Each time Bush speaks, the world hears our entire country through his voice. Doing so, overlooks the fact more voted for Gore in 2000, and that only 60,000 Ohioans determined his second term. That means there are a large lot of Americans, who strongly oppose the military pre-emption of Iran. But that is not what the world sees. Likewise, in Iran there are a tremendous number of Iranians, who feel that to destroy their ancient culture for a token strike against Isreal, is equally pointless.

Instead, by understanding the politics, one can understand that the rantings of both “what’s their names” are not meant for the world’s stage. Instead, they are intended to placate and maintain the continued unequivocable support from a shrinking feeble base that both current administrations must maintain to control their governments. Hell, the Soviets did the same thing, and after the fall of communism we discovered that those diatribes were scripted by the Politboro for domestic consumption.

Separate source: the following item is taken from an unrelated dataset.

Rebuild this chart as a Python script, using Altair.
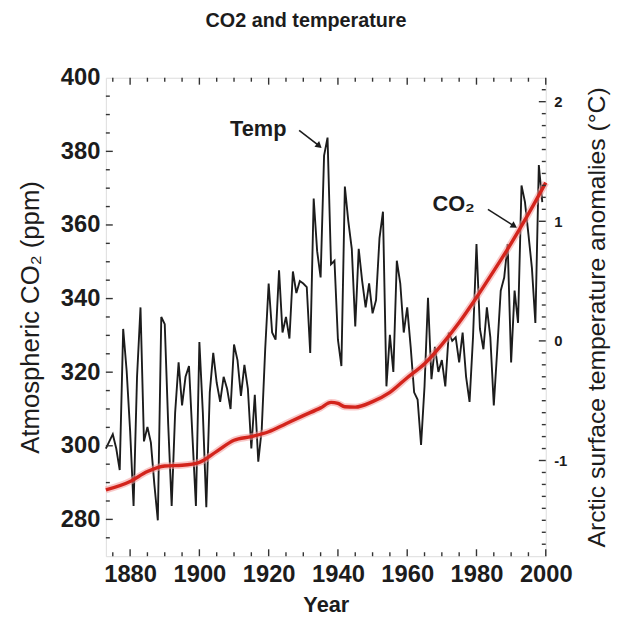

The commission’s report we received on Wednesday is a politiclly watered down version of what needs to happen. One has only to see a bristling James Baker and Lee Hamiliton condeming Bush’s stance towards Iran and Syria before Congress, to see that the vapid tone was meant to placate Administration censors. To see the best of America uncomprisingly advocate the repair of ties to Iran and Syria, only further alienates the hard line core who seem bent on war at any cost for any reason.